Billy assumes that he’s returned to somewhere familiar, but it becomes obvious very quickly that this is not the case. He finds that he’s not only on a different continent, but in an alternate dimension … and that he’s not the adult we left at the end of book one, but a child. Once both grown up Billy and ten-year old Billy get themselves back to their normal dimension, we learn that all of the time traveling they’ve done has served up some unexpected consequences. The adventures that ensue are non-stop and wildly entertaining.
I won’t go into any more detail about story line—only to say that Freeman is an absolute genius when it comes to building and executing an intricate and complex plot. All of the characters I loved (and some I didn’t) made a return visit … and I was treated once more to the multifaceted, offbeat, difficult and ultimately romantic relationship between Billy and Anastasia. There are a few new characters added to the mix, and this second book holds just as many surprises and fast paced story telling as the first.

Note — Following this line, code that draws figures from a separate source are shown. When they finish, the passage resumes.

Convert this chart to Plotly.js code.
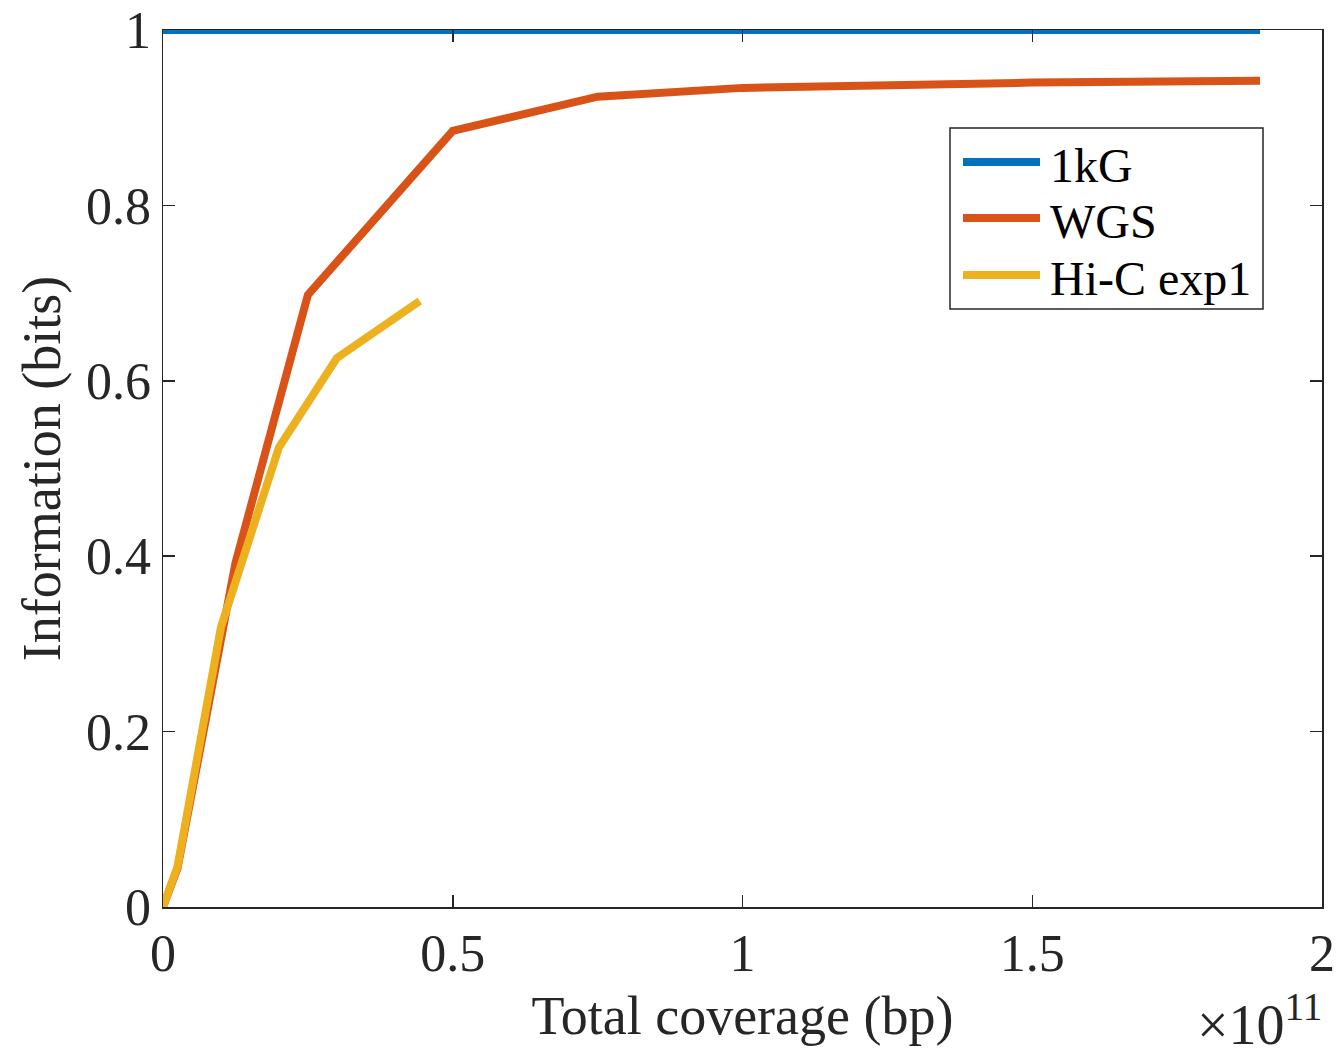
<!DOCTYPE html>
<html>
<head>
<meta charset="utf-8">
<script src="https://cdn.plot.ly/plotly-3.0.1.min.js"></script>
<style>html,body{margin:0;padding:0;background:#fff;}#chart{width:1339px;height:1057px;}</style>
</head>
<body>
<div id="chart"></div>
<script>
const seriesNames = ['1kG', 'WGS', 'Hi-C exp1'];
const kgX = [0, 1.893e11];
const kgY = [1, 1];
const wgsX = [0, 0.25e10, 1.25e10, 2.5e10, 5e10, 7.5e10, 10e10, 12.5e10, 15e10, 18.93e10];
const wgsY = [0, 0.044, 0.392, 0.698, 0.885, 0.924, 0.934, 0.938, 0.940, 0.942];
const hicX = [0, 0.25e10, 1e10, 2e10, 3e10, 4.43e10];
const hicY = [0, 0.046, 0.319, 0.524, 0.626, 0.691];
const xTickVals = [0, 0.5e11, 1e11, 1.5e11, 2e11];
const xTickText = ['0', '0.5', '1', '1.5', '2'];
const yTickVals = [0, 0.2, 0.4, 0.6, 0.8, 1];
const yTickText = ['0', '0.2', '0.4', '0.6', '0.8', '1'];
const colors = ['#0072BD', '#D95319', '#EDB120'];

const font = 'Liberation Serif, Times New Roman, serif';
const traces = [
  {x: kgX, y: kgY, name: seriesNames[0]},
  {x: wgsX, y: wgsY, name: seriesNames[1]},
  {x: hicX, y: hicY, name: seriesNames[2]}
].map((t, i) => Object.assign(t, {type: 'scatter', mode: 'lines', line: {color: colors[i], width: 8}, cliponaxis: false, showlegend: false}));

const axisCommon = {
  showline: true, mirror: 'ticks', linecolor: '#262626', linewidth: 1.5,
  ticks: 'inside', ticklen: 12, tickwidth: 1.5, tickcolor: '#262626',
  showgrid: false, zeroline: false,
  tickfont: {family: font, size: 52, color: '#262626'}
};

// legend box geometry in paper coordinates (plot area: 1159 x 877 px)
const PW = 1159, PH = 877;
const px = v => (v - 163) / PW;
const py = v => (907 - v) / PH;
const legBox = {x0: px(950), x1: px(1263), y0: py(309), y1: py(128)};
const legRows = [162, 218, 275];

const shapes = [{
  type: 'rect', xref: 'paper', yref: 'paper',
  x0: legBox.x0, x1: legBox.x1, y0: legBox.y0, y1: legBox.y1,
  line: {color: '#262626', width: 1.5}, fillcolor: '#fff', layer: 'above'
}];
const annotations = [];
seriesNames.forEach((n, i) => {
  shapes.push({
    type: 'line', xref: 'paper', yref: 'paper',
    x0: px(963), x1: px(1040), y0: py(legRows[i]), y1: py(legRows[i]),
    line: {color: colors[i], width: 8}, layer: 'above'
  });
  annotations.push({
    xref: 'paper', yref: 'paper', x: px(1048), y: py(legRows[i] + 3),
    xanchor: 'left', yanchor: 'middle', showarrow: false, text: n,
    font: {family: font, size: 48, color: '#000'}
  });
});
annotations.push({
  xref: 'paper', yref: 'paper', x: 1.002, y: -0.172, xanchor: 'right', yanchor: 'bottom',
  text: '×10<sup>11</sup>', showarrow: false,
  font: {family: font, size: 56, color: '#262626'}
});

const layout = {
  width: 1339, height: 1057,
  margin: {l: 163, r: 17, t: 30, b: 150},
  paper_bgcolor: '#fff', plot_bgcolor: '#fff',
  showlegend: false,
  xaxis: Object.assign({}, axisCommon, {
    range: [0, 2e11], tickvals: xTickVals, ticktext: xTickText,
    title: {text: 'Total coverage (bp)', font: {family: font, size: 54, color: '#262626'}, standoff: 15}
  }),
  yaxis: Object.assign({}, axisCommon, {
    range: [0, 1], tickvals: yTickVals, ticktext: yTickText,
    title: {text: 'Information (bits)', font: {family: font, size: 54, color: '#262626'}, standoff: 8}
  }),
  shapes: shapes,
  annotations: annotations
};

Plotly.newPlot('chart', traces, layout, {displayModeBar: false, staticPlot: true});
</script>
</body>
</html>
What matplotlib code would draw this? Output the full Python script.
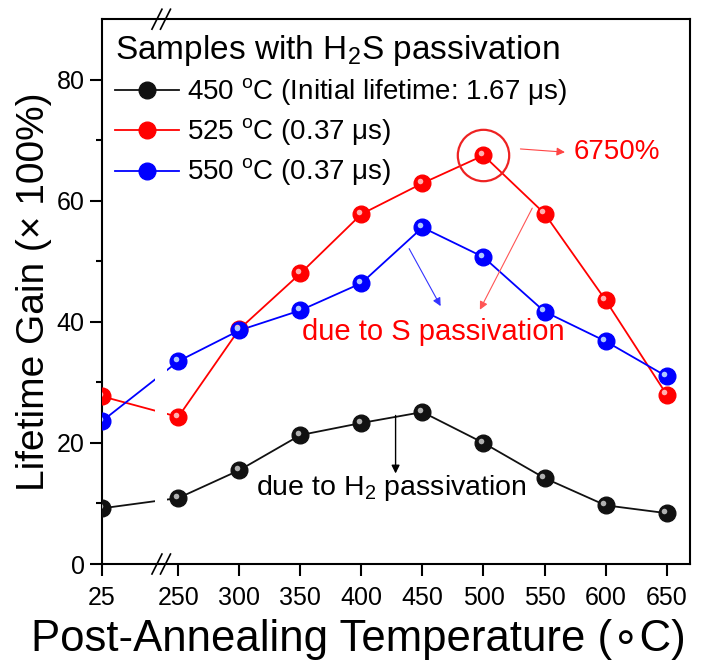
import matplotlib.pyplot as plt
from matplotlib.transforms import offset_copy
import numpy as np

plt.rcParams['font.family'] = ['Liberation Sans', 'DejaVu Sans']
plt.rcParams['mathtext.fontset'] = 'custom'
plt.rcParams['mathtext.rm'] = 'Liberation Sans'

temps = [25, 250, 300, 350, 400, 450, 500, 550, 600, 650]
gain_450 = [9.2, 10.9, 15.5, 21.3, 23.3, 25.1, 20.0, 14.2, 9.7, 8.4]
gain_525 = [27.7, 24.3, 38.8, 48.0, 57.8, 62.9, 67.5, 57.9, 43.6, 28.0]
gain_550 = [23.6, 33.5, 38.6, 41.9, 46.4, 55.6, 50.7, 41.7, 36.8, 31.0]

labels = ['450 $^{\\rm o}$C (Initial lifetime: 1.67 \u03bcs)',
          '525 $^{\\rm o}$C (0.37 \u03bcs)',
          '550 $^{\\rm o}$C (0.37 \u03bcs)']
colors = ['#111111', '#ff0000', '#0000ff']
lights = ['#b0b0b0', '#ffb0b0', '#b0c8ff']

# 25 C sits left of the axis break
x_pos = np.array([187.5] + temps[1:], dtype=float)

fig = plt.figure(figsize=(7.01, 6.62), dpi=100)
ax = fig.add_axes([0.1455, 0.148, 0.8385, 0.823])

hl = offset_copy(ax.transData, fig=fig, x=-1.6, y=1.6, units='points')
handles = []
for ys, c, lc in zip([gain_450, gain_525, gain_550], colors, lights):
    ln, = ax.plot(x_pos, ys, '-', color=c, lw=1.3, zorder=2)
    mk, = ax.plot(x_pos, ys, 'o', color=c, ms=12, mec=c, zorder=3)
    ax.plot(x_pos, ys, 'o', color=lc, ms=4, mew=0, zorder=4, transform=hl)
    handles.append((ln, mk))

# white gap in the lines at the axis break (drawn under the markers)
ax.axvspan(231, 241, color='white', zorder=2.5, lw=0)

# break marks on bottom and top spines
for yb in (0, 1):
    for xc in (0.0935, 0.108):
        ax.plot([xc - 0.0085, xc + 0.0085], [yb - 0.0183, yb + 0.0183],
                color='black', lw=1.2, transform=ax.transAxes, clip_on=False, zorder=6)

ax.set_xlim(187.5, 669)
ax.set_ylim(0, 90)
ax.set_xticks(x_pos)
ax.set_xticklabels([str(t) for t in temps])
ax.set_yticks([0, 20, 40, 60, 80])
ax.set_yticks([10, 30, 50, 70], minor=True)
ax.tick_params(axis='both', which='major', labelsize=18, length=8.5, width=1.5, direction='out')
ax.tick_params(axis='y', which='minor', length=4, width=1.5, direction='out')
ax.tick_params(axis='x', pad=7)
ax.tick_params(axis='y', pad=4)
for s in ax.spines.values():
    s.set_linewidth(1.5)

ax.set_xlabel('Post-Annealing Temperature (\u2218C)', fontsize=31.5)
ax.xaxis.set_label_coords(0.437, -0.1)
ax.set_ylabel('Lifetime Gain (\u00d7 100%)', fontsize=28, labelpad=3)

leg = ax.legend(handles, labels, loc='upper left', bbox_to_anchor=(-0.006, 1.005),
                frameon=False, title='Samples with H$_2$S passivation', title_fontsize=24,
                fontsize=20, handlelength=2.3, handletextpad=0.3,
                labelspacing=0.3, alignment='left', borderaxespad=0.2)

# highlight of the 6750% point
ax.plot(500, gain_525[6], 'o', ms=37, mfc='none', mec='#ee2222', mew=1.6, zorder=5)
ax.annotate('', xy=(569, 68.0), xytext=(528, 68.6),
            arrowprops=dict(arrowstyle='-|>', color='#ff4444', lw=0.8, mutation_scale=12))
ax.text(574, 68.0, '6750%', color='#ff0000', fontsize=20, va='center', ha='left')

ax.annotate('', xy=(496, 41.6), xytext=(541, 59.2),
            arrowprops=dict(arrowstyle='-|>', color='#ff5555', lw=0.8, mutation_scale=12))
ax.annotate('', xy=(466, 42.2), xytext=(438, 52.5),
            arrowprops=dict(arrowstyle='-|>', color='#3333ff', lw=0.8, mutation_scale=12))
ax.text(459, 38.3, 'due to S passivation', color='#ff0000', fontsize=21,
        ha='center', va='center')

ax.annotate('', xy=(428, 14.5), xytext=(428, 25.0),
            arrowprops=dict(arrowstyle='-|>', color='black', lw=1.0, mutation_scale=12))
ax.text(314, 12.5, 'due to H$_2$ passivation', color='black', fontsize=20.5,
        ha='left', va='center')

fig.savefig('out.png', dpi=100)
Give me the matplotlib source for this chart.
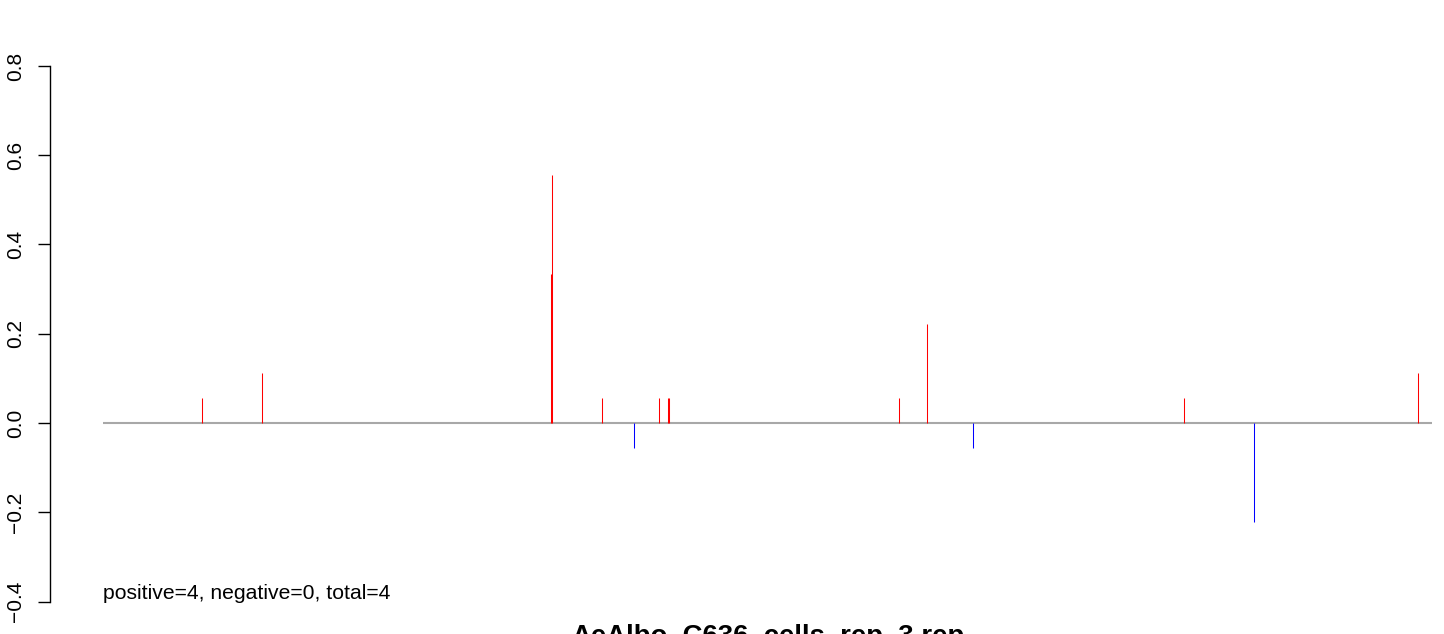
import numpy as np
import matplotlib
matplotlib.use("Agg")
import matplotlib.pyplot as plt

plt.rcParams['font.family'] = ['Liberation Sans', 'DejaVu Sans']

# ============ DATA ============
# positions along the region (arbitrary units), scores per site
positions = [99, 159, 448, 449, 499, 531, 556, 565, 566, 796, 824, 870, 1081, 1151, 1315]
scores = [0.0556, 0.1111, 0.3333, 0.5556, 0.0556, -0.0556, 0.0556, 0.0556, 0.0556,
          0.0556, 0.2222, -0.0556, 0.0556, -0.2222, 0.1111]
region_start = 0
region_end = 1329
yticks = [-0.4, -0.2, 0.0, 0.2, 0.4, 0.6, 0.8]
summary = "positive=4, negative=0, total=4"
title = "AeAlbo_C636_cells_rep_3.rep"

# ============ PLOT ============
W, H = 1444, 634
fig = plt.figure(figsize=(W / 100, H / 100), dpi=100)
# plot region runs past the right edge, like the cropped original
ax = fig.add_axes([50 / W, 0, 1435 / W, 1])

ax.hlines(0, region_start, region_end, color="#a8a8a8", lw=1.5, zorder=1)

pos = np.array(positions)
val = np.array(scores)
cols = np.where(val >= 0, "#ff0000", "#0000ff")
ax.vlines(pos, 0, val, colors=cols, lw=0.75, zorder=2)

ax.set_xlim(region_start - 53, region_end + 53)
ax.set_ylim(-(H - 423) / 446.25, 423 / 446.25)

for s in ["top", "right", "bottom"]:
    ax.spines[s].set_visible(False)
ax.spines["left"].set_bounds(-0.4, 0.8)
ax.spines["left"].set_linewidth(1.0)
ax.set_xticks([])
ax.set_yticks(yticks)
ax.set_yticklabels([f"{t:.1f}".replace("-", "\u2212") for t in yticks],
                   rotation=90, va="center", fontsize=15)
ax.tick_params(axis="y", length=8.6, width=1.0, pad=9.5)

ax.text(region_start, -0.394, summary, ha="left", va="baseline", fontsize=15.2)

# title sits at the bottom edge, partly cut off as in the original
fig.text((50 + 1435 / 2) / W, (H - 644) / H, title, ha="center", va="baseline",
         fontsize=19.8, fontweight="bold")

fig.savefig("out.png", dpi=100)
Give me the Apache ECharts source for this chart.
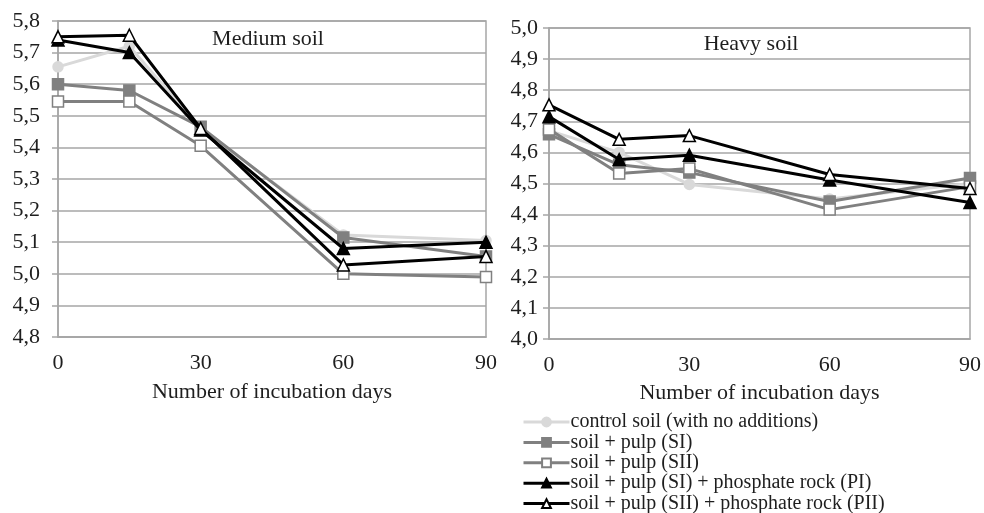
<!DOCTYPE html>
<html><head><meta charset="utf-8">
<script src="https://cdn.jsdelivr.net/npm/echarts@6/dist/echarts.min.js"></script>
<style>html,body{margin:0;padding:0;background:#fff}#c{width:984px;height:513px}</style>
</head><body><div id="c"></div>
<script>
var days = [0, 15, 30, 60, 90];
var seriesNames = ['control soil (with no additions)', 'soil + pulp (SI)', 'soil + pulp (SII)', 'soil + pulp (SI) + phosphate rock (PI)', 'soil + pulp (SII) + phosphate rock (PII)'];
var mediumControl = [5.655, 5.72, 5.46, 5.123, 5.105];
var mediumSI = [5.60, 5.58, 5.465, 5.115, 5.055];
var mediumSII = [5.545, 5.545, 5.405, 5.0, 4.99];
var mediumPI = [5.74, 5.70, 5.455, 5.08, 5.10];
var mediumPII = [5.75, 5.755, 5.46, 5.028, 5.055];
var heavyControl = [4.67, 4.60, 4.497, 4.45, 4.50];
var heavySI = [4.658, 4.56, 4.535, 4.442, 4.518];
var heavySII = [4.674, 4.532, 4.548, 4.416, 4.49];
var heavyPI = [4.715, 4.577, 4.591, 4.511, 4.439];
var heavyPII = [4.753, 4.642, 4.654, 4.529, 4.484];
var xTicks = [0, 30, 60, 90];

var FONT = 'Liberation Serif';
var TXT = '#1e1e1e';
var styles = [
  {symbol:'circle', color:'#d9d9d9', fill:'#d9d9d9', size:10},
  {symbol:'rect', color:'#808080', fill:'#808080', size:11},
  {symbol:'rect', color:'#808080', fill:'#ffffff', size:11},
  {symbol:'triangle', color:'#000000', fill:'#000000', size:12},
  {symbol:'triangle', color:'#000000', fill:'#ffffff', size:12}
];
var mediumSets = [mediumControl, mediumSI, mediumSII, mediumPI, mediumPII];
var heavySets = [heavyControl, heavySI, heavySII, heavyPI, heavyPII];

function pairs(vals){ return days.map(function(d,i){ return [d, vals[i]]; }); }
function mk(idx, vals, gi){
  var s = styles[idx];
  return {
    type:'line', name: seriesNames[idx], xAxisIndex: gi, yAxisIndex: gi,
    data: pairs(vals), symbol: s.symbol, symbolSize: s.size,
    lineStyle:{color:s.color, width:3},
    itemStyle:{color:s.fill, borderColor:s.color, borderWidth:1.5},
    z: 2 + idx, animation:false
  };
}
var series = [];
mediumSets.forEach(function(v,i){ series.push(mk(i, v, 0)); });
heavySets.forEach(function(v,i){ series.push(mk(i, v, 1)); });

function yAxis(gi, mn, mx){
  return {
    type:'value', gridIndex: gi, min: mn, max: mx, interval: 0.1,
    axisLine:{show:true, lineStyle:{color:'#a6a6a6', width:1.5}},
    axisTick:{show:true, length:6, lineStyle:{color:'#a6a6a6', width:1.5}},
    splitLine:{show:true, lineStyle:{color:'#a6a6a6', width:1.5}},
    axisLabel:{fontFamily:FONT, fontSize:22, color:TXT, margin: gi===0 ? 18 : 11,
      formatter:function(v){ return v.toFixed(1).replace('.', ','); }}
  };
}
function xAxis(gi){
  return {
    type:'value', gridIndex: gi, min: xTicks[0], max: xTicks[xTicks.length-1], interval: 30,
    name:'Number of incubation days', nameLocation:'middle', nameGap: gi===0 ? 44 : 43,
    nameTextStyle:{fontFamily:FONT, fontSize:22, color:TXT},
    axisLine:{show:true, lineStyle:{color:'#a6a6a6', width:1.5}},
    axisTick:{show:false}, splitLine:{show:false},
    axisLabel:{fontFamily:FONT, fontSize:22, color:TXT, margin: 15}
  };
}

var chart = echarts.init(document.getElementById('c'), null, {renderer:'canvas'});
chart.setOption({
  backgroundColor:'#ffffff',
  animation:false,
  title:[
    {text:'Medium soil', left:268, top:28, padding:0, textAlign:'center', textStyle:{fontFamily:FONT, fontSize:22, fontWeight:'normal', color:TXT}},
    {text:'Heavy soil', left:751, top:33, padding:0, textAlign:'center', textStyle:{fontFamily:FONT, fontSize:22, fontWeight:'normal', color:TXT}}
  ],
  grid:[
    {left:58, right:498, top:21, bottom:176, show:true, borderColor:'#a6a6a6', borderWidth:1.5},
    {left:549, right:9, top:28, bottom:174, show:true, borderColor:'#a6a6a6', borderWidth:1.5}
  ],
  xAxis:[xAxis(0), xAxis(1)],
  yAxis:[yAxis(0, 4.8, 5.8), yAxis(1, 4.0, 5.0)],
  legend:{
    orient:'vertical', left:522, top:412, height:104, padding:0, itemGap:0.4, itemWidth:46, itemHeight:11,
    data: seriesNames,
    lineStyle:{width:3},
    textStyle:{fontFamily:FONT, fontSize:20, color:TXT, padding:[0,0,0,-4]}
  },
  series: series
});
</script>
</body></html>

Jesse James Freeman’s writing is extraordinary. His imagination knows no bounds. Luckily for his readers, neither does his skill for building and shaping words into the most creative and crazy-wonderful tales. Billy Purgatory: And the Curse of the Satanic Five is delightful and dark, breathtaking and hilarious. I don’t know how Freeman does it … I’m just thrilled that he does, and I can’t wait to jump into the next installment of Billy’s fantastic adventures.
If you're interested in reading the review I wrote for Jesse's first book, you can find it here.
I love to read, and I like writing reviews. Some reviews are more fun (and more challenging) than others. These books - and reviews - have been two of my most favorite.